Travel firms say Brexit is blocking UK workers from being EU chalet hosts
Brexit has resulted in a sharp drop in the number of UK workers in EU holiday jobs, new figures show.
Only 3,700 people from the UK are being employed in the bloc to do roles such as chalet hosts, holiday reps and tour guides, travel trade organisations said.
That is a 69% drop from 11,970 in 2017.
Employing UK workers in popular EU destinations such as Spain, France, Greece, Italy and Austria has traditionally been a vital part of UK holiday companies’ overseas operations.
Complex paperwork, extra costs and a lack of agreements is impeding the process, according to Abta and Seasonal Businesses in Travel (SBit), which released the employment figures.
Prior to the end of the Brexit transition period on December 31 2020, UK workers were entitled to live and work in the rest of the EU with no restrictions.
Abta and SBit said since the UK’s withdrawal from the bloc, it costs travel companies an additional £880 to recruit each UK worker in France, while many other member states have no viable entry routes for UK staff.
A survey of 127 UK travel businesses who sell holidays in the EU indicated that 61% believe the issue could reduce their growth over the next five years, and is their biggest concern.
Abta and SBit called on the UK and EU governments to extend the Youth Mobility Scheme to EU countries.
This would allow young people to work in the UK and EU for up to two years, with no automatic longer-term right to remain.
The UK has similar existing arrangements with countries such as Australia, Canada and New Zealand.
It can’t be emphasised enough just how fundamental being able to work abroad is for the UK travel industry.
The travel trade also called for an enhanced UK-EU seasonal mobility agreement for tourism workers, as current arrangements only apply to certain roles and limit stays to 90 days.
Speaking at Abta’s Travel Matters summit in Westminster, the body’s chief executive Mark Tanzer said: “It can’t be emphasised enough just how fundamental being able to work abroad is for the UK travel industry.
“Not only do people gain those important language and soft-skills, they’re also set on a path for a good career and many become leaders in the industry.
“With the UK outbound travel industry contributing £49bn a year to the UK economy, and a major driver of growth, not putting in the right mobility arrangements with the EU could come at a cost to UK plc.
“Yet there are simple and sensible solutions to overcome these barriers, and I’d urge ministers to make this a priority and take action urgently.”
As an industry we rely on UK staff being able to work in the EU to help our businesses grow and thrive. But without a sensible arrangement on labour mobility, growth in this industry will be unnecessarily held back
SBit managing director Charles Owen said: “It’s proving tremendously difficult to employ the UK staff we need to run our businesses in the EU.

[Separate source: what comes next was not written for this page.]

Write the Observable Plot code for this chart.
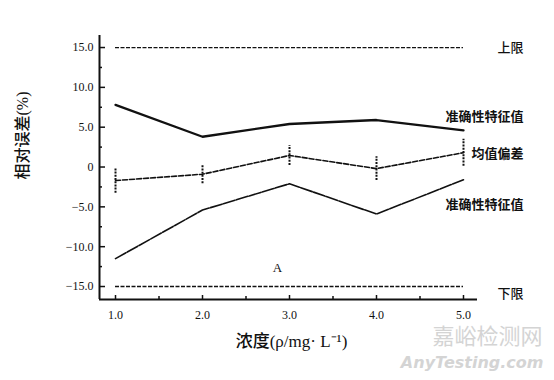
<!DOCTYPE html>
<html><head><meta charset="utf-8">
<script src="https://cdn.jsdelivr.net/npm/d3@7"></script>
<script src="https://cdn.jsdelivr.net/npm/@observablehq/plot@0.6"></script>
<style>body{margin:0;background:#fff}</style>
</head><body><div id="chart"></div>
<script>
const concentrations = [1.0, 2.0, 3.0, 4.0, 5.0];
const upperChar = [7.8, 3.8, 5.4, 5.9, 4.6];
const meanBias = [-1.7, -0.9, 1.45, -0.2, 1.8];
const biasErr = [1.6, 1.2, 1.25, 1.5, 1.7];
const lowerChar = [-11.5, -5.4, -2.1, -5.9, -1.6];
const upperLimit = 15;
const lowerLimit = -15;
const yMajor = [-15, -10, -5, 0, 5, 10, 15];
const yMinor = [-12.5, -7.5, -2.5, 2.5, 7.5, 12.5];
const yTickLabels = ["−15.0", "−10.0", "−5.0", "0", "5.0", "10.0", "15.0"];
const xMajor = [1, 2, 3, 4, 5];
const xMinor = [1.5, 2.5, 3.5, 4.5];
const xTickLabels = ["1.0", "2.0", "3.0", "4.0", "5.0"];
const seriesNames = ["上限", "准确性特征值", "均值偏差", "准确性特征值", "下限"];
const yTitle = "相对误差(%)";
const xTitle = "浓度(ρ/mg· L⁻¹)";

const xDomain = [0.816, 5.161];
const yDomain = [-16.63, 16.51];

const rows = concentrations.map((c, i) => ({
  x: c, up: upperChar[i], bias: meanBias[i], err: biasErr[i], low: lowerChar[i]
}));
const last = rows[rows.length - 1];

const serif = "Liberation Serif, Times New Roman, serif";
const cjk = "Liberation Serif, Noto Sans CJK SC, serif";

const chart = Plot.plot({
  width: 554,
  height: 380,
  marginLeft: 99,
  marginRight: 77,
  marginTop: 35,
  marginBottom: 81,
  style: {background: "#fff", color: "#111"},
  x: {domain: xDomain, axis: null},
  y: {domain: yDomain, axis: null},
  marks: [
    // axis lines
    Plot.ruleX([xDomain[0]], {strokeWidth: 2, stroke: "#111"}),
    Plot.ruleY([yDomain[0]], {strokeWidth: 2, stroke: "#111"}),
    // inward ticks
    Plot.axisY({ticks: yMajor, tickSize: -6, tickFormat: () => "", strokeWidth: 1.5, label: null}),
    Plot.axisY({ticks: yMinor, tickSize: -3, tickFormat: () => "", strokeWidth: 1.5, label: null}),
    Plot.axisX({ticks: xMajor, tickSize: -4, tickFormat: () => "", strokeWidth: 1.5, label: null}),
    Plot.axisX({ticks: xMinor, tickSize: -3, tickFormat: () => "", strokeWidth: 1.5, label: null}),
    // tick labels
    Plot.axisY({ticks: yMajor, tickSize: 0, tickPadding: 6, tickFormat: d => yTickLabels[yMajor.indexOf(d)],
      fontSize: 12, fontFamily: serif, label: null}),
    Plot.axisX({ticks: xMajor, tickSize: 0, tickPadding: 11, tickFormat: d => xTickLabels[xMajor.indexOf(d)],
      fontSize: 12, fontFamily: serif, label: null}),
    // limits
    Plot.ruleY([upperLimit], {x1: concentrations[0], x2: last.x, strokeDasharray: "4,1.5", strokeWidth: 1.3, stroke: "#111"}),
    Plot.ruleY([lowerLimit], {x1: concentrations[0], x2: last.x, strokeDasharray: "4,1.5", strokeWidth: 1.3, stroke: "#111"}),
    // series
    Plot.line(rows, {x: "x", y: "up", strokeWidth: 2.3, stroke: "#111"}),
    Plot.line(rows, {x: "x", y: "low", strokeWidth: 1.6, stroke: "#111", strokeDasharray: "12,1.5"}),
    Plot.line(rows, {x: "x", y: "bias", strokeWidth: 1.6, stroke: "#111", strokeDasharray: "5,2"}),
    Plot.ruleX(rows, {x: "x", y1: d => d.bias - d.err, y2: d => d.bias + d.err, strokeWidth: 2, stroke: "#111", strokeDasharray: "2,1.2"}),
    // series labels
    Plot.text([seriesNames[0]], {x: last.x, y: upperLimit, dx: 60, textAnchor: "end", fontSize: 13, fontFamily: cjk, fontWeight: 500}),
    Plot.text([seriesNames[1]], {x: last.x, y: 6.3, dx: 60, textAnchor: "end", fontSize: 13, fontFamily: cjk, fontWeight: 700}),
    Plot.text([seriesNames[2]], {x: last.x, y: 1.7, dx: 60, textAnchor: "end", fontSize: 13, fontFamily: cjk, fontWeight: 700}),
    Plot.text([seriesNames[3]], {x: last.x, y: -4.8, dx: 60, textAnchor: "end", fontSize: 13, fontFamily: cjk, fontWeight: 700}),
    Plot.text([seriesNames[4]], {x: last.x, y: lowerLimit, dx: 60, dy: 7, textAnchor: "end", fontSize: 13, fontFamily: cjk, fontWeight: 500}),
    Plot.text(["A"], {x: 2.86, y: -12.6, fontSize: 13, fontFamily: serif}),
    // axis titles
    Plot.text([yTitle], {frameAnchor: "left", dx: -77, dy: 12, rotate: -90, fontSize: 16, fontFamily: cjk, fontWeight: 500}),
    Plot.text([xTitle], {frameAnchor: "bottom", dx: 3, dy: 47, fontSize: 17, fontFamily: cjk, fontWeight: 500}),
    // watermark
    Plot.text(["嘉峪检测网"], {frameAnchor: "bottom-right", dx: 65, dy: 44, textAnchor: "end", fontSize: 22, fill: "#d4d4d4", fontFamily: "Noto Sans CJK SC"}),
    Plot.text(["AnyTesting.com"], {frameAnchor: "bottom-right", dx: 66, dy: 68, textAnchor: "end", fontSize: 16, fill: "#d4d4d4", fontStyle: "italic", fontWeight: 700, fontFamily: "DejaVu Sans"})
  ]
});
document.getElementById("chart").appendChild(chart);
</script>
</body></html>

“In some countries it’s a mountain of complex paperwork, delays and extra costs that need to be overcome, in others there isn’t really a workable route.
“As an industry we rely on UK staff being able to work in the EU to help our businesses grow and thrive.
“But without a sensible arrangement on labour mobility, growth in this industry will be unnecessarily held back.”
Aviation minister Baroness Vere told the summit that relaxing rules for foreign workers in the UK – seen as key to securing reciprocal rights for UK workers overseas – would be “a Home Office decision” and she is “very happy to take this on to the heart of Government if the case is set out”.
But she added: “We would like to see that all youngsters be able to do that (work in the EU) but we have to put that in the context of our relationship with the EU and our other priorities at the time.”